Reproduce the material in full, exactly as written.

============================================================

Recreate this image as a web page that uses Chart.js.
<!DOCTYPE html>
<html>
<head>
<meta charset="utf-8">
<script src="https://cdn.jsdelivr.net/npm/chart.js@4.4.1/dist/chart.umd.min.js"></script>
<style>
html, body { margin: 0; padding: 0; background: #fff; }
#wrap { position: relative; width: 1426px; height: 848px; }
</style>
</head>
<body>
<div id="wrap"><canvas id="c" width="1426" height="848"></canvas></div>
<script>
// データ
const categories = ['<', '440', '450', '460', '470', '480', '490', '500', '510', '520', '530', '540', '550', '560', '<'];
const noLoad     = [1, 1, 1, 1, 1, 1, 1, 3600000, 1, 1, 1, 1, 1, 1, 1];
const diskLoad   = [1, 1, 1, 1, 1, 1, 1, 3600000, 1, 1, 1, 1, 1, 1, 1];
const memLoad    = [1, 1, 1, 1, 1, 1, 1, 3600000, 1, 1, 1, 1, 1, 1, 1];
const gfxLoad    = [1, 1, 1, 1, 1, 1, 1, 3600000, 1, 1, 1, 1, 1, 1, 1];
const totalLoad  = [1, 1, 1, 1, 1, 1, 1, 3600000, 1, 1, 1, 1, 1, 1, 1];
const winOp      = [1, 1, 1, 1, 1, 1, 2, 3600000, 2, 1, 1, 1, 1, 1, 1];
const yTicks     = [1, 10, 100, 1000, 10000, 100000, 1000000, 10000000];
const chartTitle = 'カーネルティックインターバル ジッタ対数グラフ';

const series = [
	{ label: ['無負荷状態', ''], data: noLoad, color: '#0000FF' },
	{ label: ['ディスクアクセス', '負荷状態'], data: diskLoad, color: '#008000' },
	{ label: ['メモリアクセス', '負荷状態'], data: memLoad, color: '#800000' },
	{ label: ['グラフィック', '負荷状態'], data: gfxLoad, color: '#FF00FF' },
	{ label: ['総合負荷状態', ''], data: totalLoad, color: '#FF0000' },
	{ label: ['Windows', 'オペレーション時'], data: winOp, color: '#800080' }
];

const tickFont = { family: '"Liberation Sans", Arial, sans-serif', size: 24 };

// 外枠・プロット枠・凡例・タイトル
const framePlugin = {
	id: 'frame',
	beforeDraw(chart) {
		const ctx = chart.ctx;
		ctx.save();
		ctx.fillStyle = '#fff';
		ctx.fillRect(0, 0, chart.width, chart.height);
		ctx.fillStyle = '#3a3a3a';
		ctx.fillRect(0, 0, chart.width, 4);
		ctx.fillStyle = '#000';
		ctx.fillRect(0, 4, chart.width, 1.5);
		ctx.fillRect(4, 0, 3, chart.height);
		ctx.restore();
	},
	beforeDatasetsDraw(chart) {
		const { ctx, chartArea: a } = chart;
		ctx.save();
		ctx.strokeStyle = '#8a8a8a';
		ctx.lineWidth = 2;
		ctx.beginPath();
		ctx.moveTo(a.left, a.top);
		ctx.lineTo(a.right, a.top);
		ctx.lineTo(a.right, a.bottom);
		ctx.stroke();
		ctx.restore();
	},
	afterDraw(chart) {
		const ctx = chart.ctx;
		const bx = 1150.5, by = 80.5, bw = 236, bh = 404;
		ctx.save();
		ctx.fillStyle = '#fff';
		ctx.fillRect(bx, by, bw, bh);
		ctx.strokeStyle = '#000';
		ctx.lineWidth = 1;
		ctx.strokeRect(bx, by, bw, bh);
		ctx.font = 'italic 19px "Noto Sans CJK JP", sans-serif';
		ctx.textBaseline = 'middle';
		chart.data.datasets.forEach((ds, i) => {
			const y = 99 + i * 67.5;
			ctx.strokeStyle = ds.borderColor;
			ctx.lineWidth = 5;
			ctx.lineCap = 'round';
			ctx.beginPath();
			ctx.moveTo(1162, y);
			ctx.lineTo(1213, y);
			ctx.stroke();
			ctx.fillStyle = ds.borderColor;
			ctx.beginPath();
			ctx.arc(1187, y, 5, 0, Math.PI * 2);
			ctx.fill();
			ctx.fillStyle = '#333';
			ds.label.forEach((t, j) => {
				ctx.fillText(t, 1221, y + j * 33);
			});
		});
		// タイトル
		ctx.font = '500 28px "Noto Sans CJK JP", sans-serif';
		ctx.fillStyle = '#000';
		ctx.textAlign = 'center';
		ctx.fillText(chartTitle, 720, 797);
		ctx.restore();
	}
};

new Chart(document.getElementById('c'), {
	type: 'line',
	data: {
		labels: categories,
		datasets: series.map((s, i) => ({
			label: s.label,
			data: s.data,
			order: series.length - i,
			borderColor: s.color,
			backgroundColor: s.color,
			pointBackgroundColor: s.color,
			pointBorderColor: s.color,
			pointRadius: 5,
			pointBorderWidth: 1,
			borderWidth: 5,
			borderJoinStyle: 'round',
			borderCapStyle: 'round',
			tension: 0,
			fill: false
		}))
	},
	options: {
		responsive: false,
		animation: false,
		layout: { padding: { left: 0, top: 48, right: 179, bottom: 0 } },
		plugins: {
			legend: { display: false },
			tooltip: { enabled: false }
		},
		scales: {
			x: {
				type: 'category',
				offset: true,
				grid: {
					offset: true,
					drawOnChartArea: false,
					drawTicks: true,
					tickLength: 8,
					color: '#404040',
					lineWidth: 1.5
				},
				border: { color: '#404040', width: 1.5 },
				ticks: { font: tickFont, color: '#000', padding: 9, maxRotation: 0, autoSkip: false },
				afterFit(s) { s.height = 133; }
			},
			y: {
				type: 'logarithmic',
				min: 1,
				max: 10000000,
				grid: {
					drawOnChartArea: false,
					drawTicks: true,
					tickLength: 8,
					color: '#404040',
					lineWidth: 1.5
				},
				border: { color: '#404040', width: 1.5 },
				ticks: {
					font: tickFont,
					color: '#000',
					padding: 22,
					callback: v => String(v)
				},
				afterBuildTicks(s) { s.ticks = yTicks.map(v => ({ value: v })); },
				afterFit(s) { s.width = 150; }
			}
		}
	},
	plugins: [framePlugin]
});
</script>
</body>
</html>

============================================================

**Response to this exercise**
Recreate this image as a web page that uses Chart.js.
<!DOCTYPE html>
<html>
<head>
<meta charset="utf-8">
<script src="https://cdn.jsdelivr.net/npm/chart.js@4.4.1/dist/chart.umd.min.js"></script>
<style>
html, body { margin: 0; padding: 0; background: #fff; }
#wrap { position: relative; width: 1426px; height: 848px; }
</style>
</head>
<body>
<div id="wrap"><canvas id="c" width="1426" height="848"></canvas></div>
<script>
// データ
const categories = ['<', '440', '450', '460', '470', '480', '490', '500', '510', '520', '530', '540', '550', '560', '<'];
const noLoad     = [1, 1, 1, 1, 1, 1, 1, 3600000, 1, 1, 1, 1, 1, 1, 1];
const diskLoad   = [1, 1, 1, 1, 1, 1, 1, 3600000, 1, 1, 1, 1, 1, 1, 1];
const memLoad    = [1, 1, 1, 1, 1, 1, 1, 3600000, 1, 1, 1, 1, 1, 1, 1];
const gfxLoad    = [1, 1, 1, 1, 1, 1, 1, 3600000, 1, 1, 1, 1, 1, 1, 1];
const totalLoad  = [1, 1, 1, 1, 1, 1, 1, 3600000, 1, 1, 1, 1, 1, 1, 1];
const winOp      = [1, 1, 1, 1, 1, 1, 2, 3600000, 2, 1, 1, 1, 1, 1, 1];
const yTicks     = [1, 10, 100, 1000, 10000, 100000, 1000000, 10000000];
const chartTitle = 'カーネルティックインターバル ジッタ対数グラフ';

const series = [
	{ label: ['無負荷状態', ''], data: noLoad, color: '#0000FF' },
	{ label: ['ディスクアクセス', '負荷状態'], data: diskLoad, color: '#008000' },
	{ label: ['メモリアクセス', '負荷状態'], data: memLoad, color: '#800000' },
	{ label: ['グラフィック', '負荷状態'], data: gfxLoad, color: '#FF00FF' },
	{ label: ['総合負荷状態', ''], data: totalLoad, color: '#FF0000' },
	{ label: ['Windows', 'オペレーション時'], data: winOp, color: '#800080' }
];

const tickFont = { family: '"Liberation Sans", Arial, sans-serif', size: 24 };

// 外枠・プロット枠・凡例・タイトル
const framePlugin = {
	id: 'frame',
	beforeDraw(chart) {
		const ctx = chart.ctx;
		ctx.save();
		ctx.fillStyle = '#fff';
		ctx.fillRect(0, 0, chart.width, chart.height);
		ctx.fillStyle = '#3a3a3a';
		ctx.fillRect(0, 0, chart.width, 4);
		ctx.fillStyle = '#000';
		ctx.fillRect(0, 4, chart.width, 1.5);
		ctx.fillRect(4, 0, 3, chart.height);
		ctx.restore();
	},
	beforeDatasetsDraw(chart) {
		const { ctx, chartArea: a } = chart;
		ctx.save();
		ctx.strokeStyle = '#8a8a8a';
		ctx.lineWidth = 2;
		ctx.beginPath();
		ctx.moveTo(a.left, a.top);
		ctx.lineTo(a.right, a.top);
		ctx.lineTo(a.right, a.bottom);
		ctx.stroke();
		ctx.restore();
	},
	afterDraw(chart) {
		const ctx = chart.ctx;
		const bx = 1150.5, by = 80.5, bw = 236, bh = 404;
		ctx.save();
		ctx.fillStyle = '#fff';
		ctx.fillRect(bx, by, bw, bh);
		ctx.strokeStyle = '#000';
		ctx.lineWidth = 1;
		ctx.strokeRect(bx, by, bw, bh);
		ctx.font = 'italic 19px "Noto Sans CJK JP", sans-serif';
		ctx.textBaseline = 'middle';
		chart.data.datasets.forEach((ds, i) => {
			const y = 99 + i * 67.5;
			ctx.strokeStyle = ds.borderColor;
			ctx.lineWidth = 5;
			ctx.lineCap = 'round';
			ctx.beginPath();
			ctx.moveTo(1162, y);
			ctx.lineTo(1213, y);
			ctx.stroke();
			ctx.fillStyle = ds.borderColor;
			ctx.beginPath();
			ctx.arc(1187, y, 5, 0, Math.PI * 2);
			ctx.fill();
			ctx.fillStyle = '#333';
			ds.label.forEach((t, j) => {
				ctx.fillText(t, 1221, y + j * 33);
			});
		});
		// タイトル
		ctx.font = '500 28px "Noto Sans CJK JP", sans-serif';
		ctx.fillStyle = '#000';
		ctx.textAlign = 'center';
		ctx.fillText(chartTitle, 720, 797);
		ctx.restore();
	}
};

new Chart(document.getElementById('c'), {
	type: 'line',
	data: {
		labels: categories,
		datasets: series.map((s, i) => ({
			label: s.label,
			data: s.data,
			order: series.length - i,
			borderColor: s.color,
			backgroundColor: s.color,
			pointBackgroundColor: s.color,
			pointBorderColor: s.color,
			pointRadius: 5,
			pointBorderWidth: 1,
			borderWidth: 5,
			borderJoinStyle: 'round',
			borderCapStyle: 'round',
			tension: 0,
			fill: false
		}))
	},
	options: {
		responsive: false,
		animation: false,
		layout: { padding: { left: 0, top: 48, right: 179, bottom: 0 } },
		plugins: {
			legend: { display: false },
			tooltip: { enabled: false }
		},
		scales: {
			x: {
				type: 'category',
				offset: true,
				grid: {
					offset: true,
					drawOnChartArea: false,
					drawTicks: true,
					tickLength: 8,
					color: '#404040',
					lineWidth: 1.5
				},
				border: { color: '#404040', width: 1.5 },
				ticks: { font: tickFont, color: '#000', padding: 9, maxRotation: 0, autoSkip: false },
				afterFit(s) { s.height = 133; }
			},
			y: {
				type: 'logarithmic',
				min: 1,
				max: 10000000,
				grid: {
					drawOnChartArea: false,
					drawTicks: true,
					tickLength: 8,
					color: '#404040',
					lineWidth: 1.5
				},
				border: { color: '#404040', width: 1.5 },
				ticks: {
					font: tickFont,
					color: '#000',
					padding: 22,
					callback: v => String(v)
				},
				afterBuildTicks(s) { s.ticks = yTicks.map(v => ({ value: v })); },
				afterFit(s) { s.width = 150; }
			}
		}
	},
	plugins: [framePlugin]
});
</script>
</body>
</html>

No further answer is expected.